En outre, stratégique mais non pas le partenariat stratégique,
est certainement un terme adéquat pour caractériser les
interactions distinctes existant entre les Etats-Unis et la Chine, les
Etats-Unis et la Russie, la Russie et la Chine. de façon similaire, dit
cet auteur, l'idée de triangle stratégique va au-delà
d'une relation nucléaire à trois. En effet, le triangle
nucléaire Russie-Etats-Unis est déséquilibré. Etant
donné l'asymétrie de capacités entre, d'un
côté, les deux superpuissances nucléaires et de l'autre, la
Chine.
La quasi-totalité des triangles sont virtuels, plus que
réels, et encore moins stratégiques. La Russie souhaiterait, par
exemple, exploiter la carte chinoise dans ses relations avec l'occident, tout
en utilisant ses relations avec le Japon, l'Inde ou les Etats-Unis afin de
contrebalancer l'émergence de la Chine, et ses relations avec l'Europe
pour contenir la puissance américaine. Ce ne sont là que des
projets mort-nés, naïfs et irréalistes. Un triangle
pertinent a besoin de trois côtés qui, à défaut
d'être égaux, soient suffisamment puissants et profondément
impliqués dans les relations trilatérales pour pouvoir les
influencer d'une manière significative. Dans le système
international contemporain ce type de triangle n'existe pas.

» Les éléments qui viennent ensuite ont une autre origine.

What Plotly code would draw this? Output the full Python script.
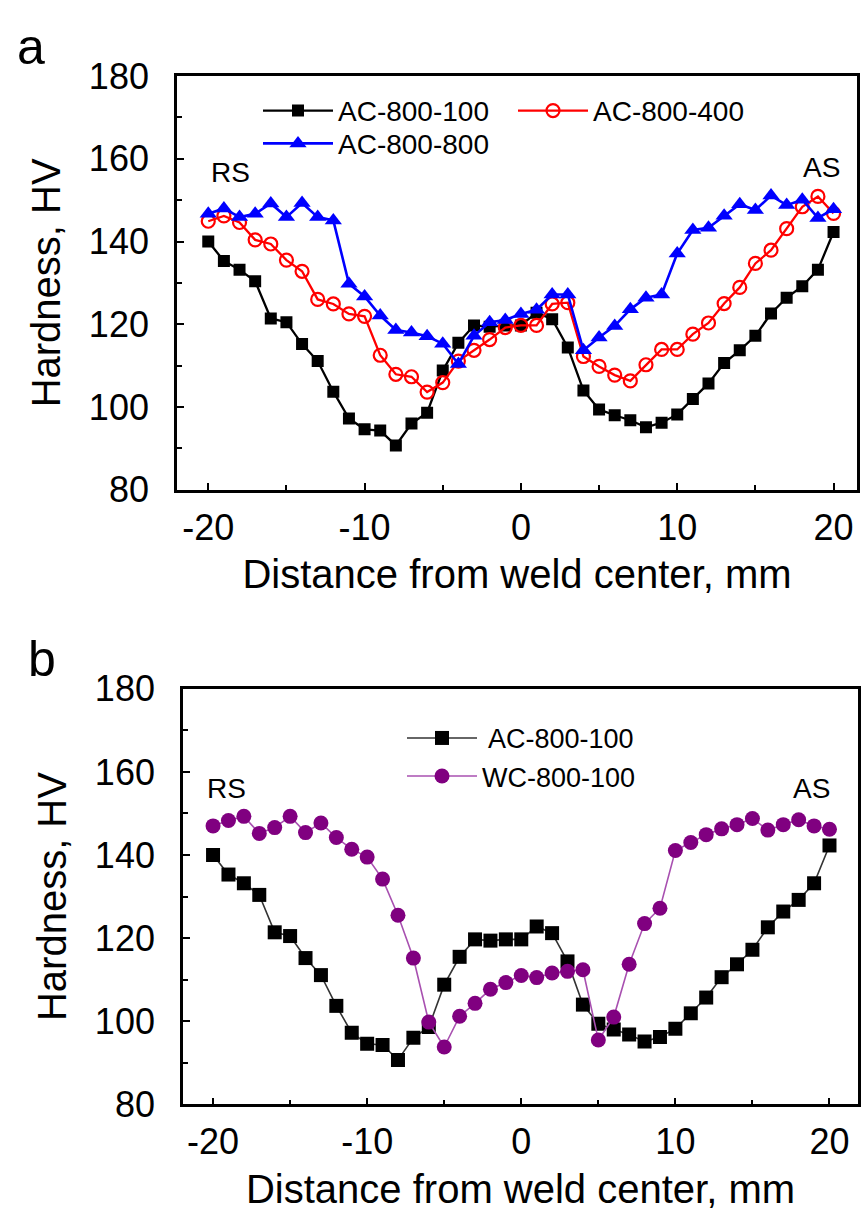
import plotly.graph_objects as go

# ---- data ----
distance = list(range(-20, 21))

ac_800_100 = [140.0, 135.3, 133.2, 130.4, 121.4, 120.5, 115.2, 111.1, 103.7, 97.2, 94.6, 94.3, 90.7,
              96.0, 98.6, 108.8, 115.5, 119.7, 119.4, 119.7, 119.7, 122.8, 121.2, 114.4, 104.0, 99.4, 98.0,
              96.8, 95.1, 96.2, 98.2, 101.9, 105.7, 110.6, 113.7, 117.2, 122.6, 126.4, 129.2, 133.2, 142.3]

ac_800_400 = [144.9, 146.2, 144.6, 140.4, 139.4, 135.5, 132.8, 126.0, 124.9, 122.5, 121.9, 112.5, 107.9,
              107.3, 103.6, 105.9, 111.1, 113.7, 116.3, 119.2, 119.7, 119.7, 124.9, 125.2, 112.2, 109.8, 107.7,
              106.3, 110.2, 113.9, 113.9, 117.6, 120.3, 125.0, 128.9, 134.7, 137.9, 143.1, 148.4, 150.9, 146.8]

ac_800_800 = [146.7, 148.0, 145.9, 146.7, 149.2, 145.9, 149.3, 145.9, 145.1, 129.8, 126.7, 122.1, 118.6,
              118.0, 117.1, 115.3, 110.4, 117.2, 120.5, 121.0, 122.5, 123.5, 127.2, 127.2, 113.7, 116.8, 119.6,
              123.6, 126.4, 127.2, 137.1, 142.8, 143.3, 146.2, 149.0, 147.6, 151.1, 148.8, 150.1, 145.7, 147.8]

wc_800_100 = [147.0, 148.3, 149.3, 145.2, 146.6, 149.3, 145.4, 147.7, 144.2, 141.4, 139.5, 134.2, 125.5,
              115.2, 99.8, 93.8, 101.2, 104.3, 107.7, 109.3, 111.0, 110.5, 111.6, 112.0, 112.4, 95.5, 101.0,
              113.7, 123.5, 127.2, 141.1, 143.0, 144.9, 146.3, 147.3, 148.8, 146.0, 147.3, 148.5, 147.0, 146.2]

x_ticks = [-20, -10, 0, 10, 20]
x_tick_labels = ["-20", "-10", "0", "10", "20"]
y_ticks = [80, 100, 120, 140, 160, 180]
y_tick_labels = ["80", "100", "120", "140", "160", "180"]

W, H = 862, 1222
FONT = "Liberation Sans, Arial, sans-serif"

fig = go.Figure()

# ---- panel a ----
fig.add_trace(go.Scatter(x=distance, y=ac_800_100, name="AC-800-100", mode="lines+markers",
                         line=dict(color="black", width=2.3),
                         marker=dict(symbol="square", size=12, color="black"),
                         xaxis="x", yaxis="y", legend="legend"))
fig.add_trace(go.Scatter(x=distance, y=ac_800_400, name="AC-800-400", mode="lines+markers",
                         line=dict(color="#ff0000", width=2.3),
                         marker=dict(symbol="circle-open", size=13, color="#ff0000", line=dict(width=2.2)),
                         xaxis="x", yaxis="y", legend="legend"))
fig.add_trace(go.Scatter(x=distance, y=ac_800_800, name="AC-800-800", mode="lines+markers",
                         line=dict(color="#0000ff", width=2.6),
                         marker=dict(symbol="triangle-up", size=15, color="#0000ff"),
                         xaxis="x", yaxis="y", legend="legend2"))

# ---- panel b ----
fig.add_trace(go.Scatter(x=distance, y=ac_800_100, name=" AC-800-100", mode="lines+markers",
                         line=dict(color="#333333", width=1.6),
                         marker=dict(symbol="square", size=14, color="black"),
                         xaxis="x2", yaxis="y2", legend="legend3"))
fig.add_trace(go.Scatter(x=distance, y=wc_800_100, name="WC-800-100", mode="lines+markers",
                         line=dict(color="#a850b0", width=1.6),
                         marker=dict(symbol="circle", size=15, color="#800080"),
                         xaxis="x2", yaxis="y2", legend="legend3"))


def xaxis_style(rng, dom, anchor):
    return dict(domain=dom, anchor=anchor, range=rng, tickmode="array",
                tickvals=x_ticks, ticktext=x_tick_labels,
                showline=True, mirror=True, linecolor="black", linewidth=2.7,
                ticks="inside", ticklen=7, tickwidth=2, tickcolor="black",
                minor=dict(ticks="inside", ticklen=5, tickwidth=2, dtick=5, tickcolor="black"),
                showgrid=False, zeroline=False, ticklabelstandoff=4,
                tickfont=dict(family=FONT, size=36, color="black"),
                title=dict(text="Distance from weld center, mm", standoff=14,
                           font=dict(family=FONT, size=40, color="black")))


def yaxis_style(dom, anchor):
    return dict(domain=dom, anchor=anchor, range=[80, 180], tickmode="array",
                tickvals=y_ticks, ticktext=y_tick_labels,
                showline=True, mirror=True, linecolor="black", linewidth=2.7,
                ticks="inside", ticklen=7, tickwidth=2, tickcolor="black",
                minor=dict(ticks="inside", ticklen=5, tickwidth=2, dtick=10, tickcolor="black"),
                showgrid=False, zeroline=False, ticklabelstandoff=18,
                tickfont=dict(family=FONT, size=36, color="black"),
                title=dict(text="Hardness, HV", standoff=16,
                           font=dict(family=FONT, size=40, color="black")))


def px_x(p):
    return p / W


def px_y(p):
    return 1 - p / H


fig.update_layout(
    width=W, height=H, margin=dict(l=0, r=0, t=0, b=0),
    paper_bgcolor="white", plot_bgcolor="white",
    font=dict(family=FONT, color="black"),
    xaxis=xaxis_style([-22, 21.5], [px_x(177), px_x(857)], "y"),
    yaxis=yaxis_style([px_y(486), px_y(58)], "x"),
    xaxis2=xaxis_style([-21.95, 21.85], [px_x(183), px_x(858)], "y2"),
    yaxis2=yaxis_style([px_y(1122), px_y(692)], "x2"),
    legend=dict(orientation="h", x=px_x(258), y=px_y(94), xanchor="left", yanchor="middle",
                font=dict(family=FONT, size=28, color="black"), bgcolor="rgba(0,0,0,0)",
                itemwidth=70, entrywidth=170, entrywidthmode="pixels", tracegroupgap=0),
    legend2=dict(orientation="h", x=px_x(258), y=px_y(128), xanchor="left", yanchor="middle",
                 font=dict(family=FONT, size=28, color="black"), bgcolor="rgba(0,0,0,0)",
                 itemwidth=70),
    legend3=dict(orientation="v", x=px_x(402), y=px_y(763), xanchor="left", yanchor="middle",
                 font=dict(family=FONT, size=27, color="black"), bgcolor="rgba(0,0,0,0)",
                 itemwidth=70, tracegroupgap=0),
    showlegend=True,
)

annots = [
    dict(text="a", x=px_x(31), y=px_y(28), xref="paper", yref="paper", font=dict(size=50)),
    dict(text="b", x=px_x(42), y=px_y(661), xref="paper", yref="paper", font=dict(size=50)),
    dict(text="RS", x=-18.6, y=156.8, xref="x", yref="y", font=dict(size=28)),
    dict(text="AS", x=19.2, y=158.0, xref="x", yref="y", font=dict(size=28)),
    dict(text="RS", x=-19.1, y=156.0, xref="x2", yref="y2", font=dict(size=28)),
    dict(text="AS", x=18.8, y=156.0, xref="x2", yref="y2", font=dict(size=28)),
]
for a in annots:
    a["showarrow"] = False
    a["xanchor"] = "center"
    a["yanchor"] = "middle"
    a["font"].update(family=FONT, color="black")
    fig.add_annotation(**a)

fig.write_html("out.html")
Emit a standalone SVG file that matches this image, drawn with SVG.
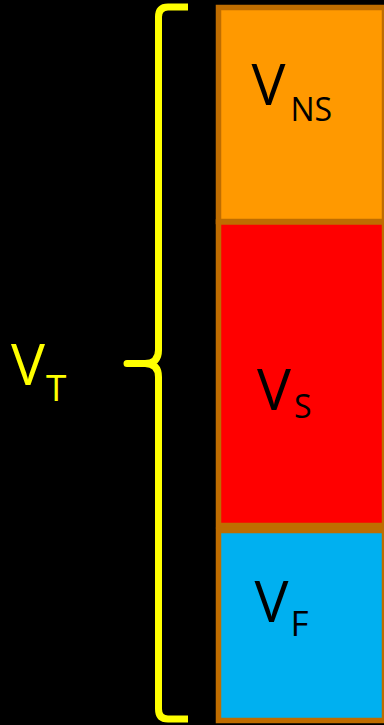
<svg xmlns="http://www.w3.org/2000/svg" width="384" height="725" viewBox="0 0 384 725">
<style>
.box{stroke:#BF6D00;stroke-width:5.5}
.big{font-family:"Open Sans","Liberation Sans",sans-serif;font-size:57px}
.sub{font-family:"Open Sans","Liberation Sans",sans-serif}
.dark{fill:#000}
.yel{fill:#FFFF00}
</style>
<rect x="0" y="0" width="384" height="725" fill="#000"/>
<g id="brace">
<path d="M188,7 H168 Q158.5,7 158.5,17 V350 Q158.5,363.5 145,363.5 H127 H145 Q158.5,363.5 158.5,377 V709 Q158.5,719 168,719 H188" fill="none" stroke="#FFFF00" stroke-width="7" stroke-linejoin="round"/>
</g>
<g id="vt">
<text class="big yel" x="11" y="385">V</text>
<text class="sub yel" x="46" y="400.7" font-size="37">T</text>
</g>
<g id="vns">
<rect class="box" x="218.5" y="7.5" width="166" height="214" fill="#FF9900"/>
<text class="big dark" x="251.5" y="105">V</text>
<text class="sub dark" x="290.5" y="120.7" font-size="32">NS</text>
</g>
<g id="vs">
<rect class="box" x="218.5" y="222" width="166" height="303.5" fill="#FF0000"/>
<text class="big dark" x="257" y="410">V</text>
<text class="sub dark" x="294" y="418" font-size="32">S</text>
</g>
<g id="vf">
<rect class="box" x="218.5" y="530.5" width="166" height="190" fill="#00B0F0"/>
<text class="big dark" x="254.5" y="622">V</text>
<text class="sub dark" x="290.5" y="635.7" font-size="35">F</text>
</g>
<g id="connectors"/>
</svg>
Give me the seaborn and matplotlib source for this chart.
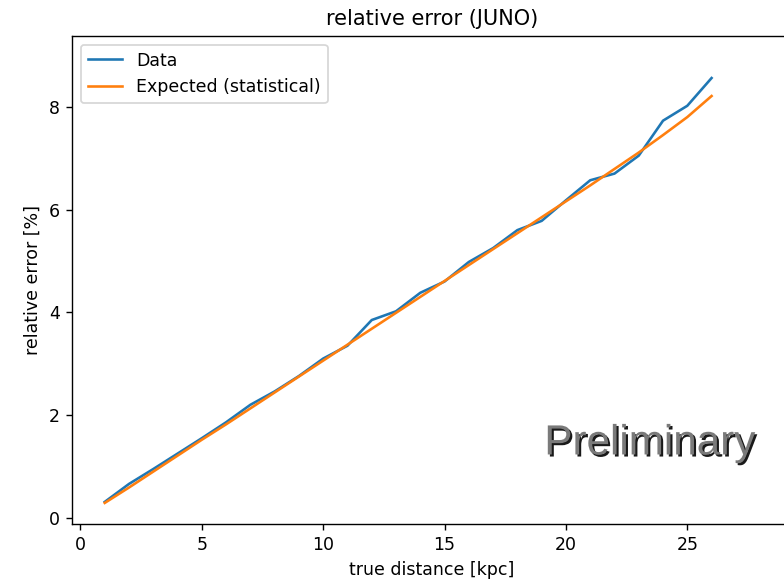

a. L'évolution du triangle
Le triangle stratégique entre la Russie, la Chine et
les Etats-Unis date de la décision prise par Mao Zedong, en 1949, de
pencher d'un côté vers l'URSS et contre les Etats-Unis. le choix
de Mao, en partie idéologique et historique, reflétait la
fraternité des liens entre les partis communistes soviétiques et
chinois. Cependant, sa motivation principale restait d'ordre pratique. La
dépendance de la République populaire de Chine à
l'égard de l'économie soviétique et de son assistance
militaire, ainsi que l'absence de pays protecteur alternatif lui laissaient peu
de choix. Par la suite, la guerre de Corée et l'intervention militaire
chinoise pour le compte de Pyongyang ont plongé la RPC et les Etats-Unis
dans l'hostilité pendant les deux décennies suivantes.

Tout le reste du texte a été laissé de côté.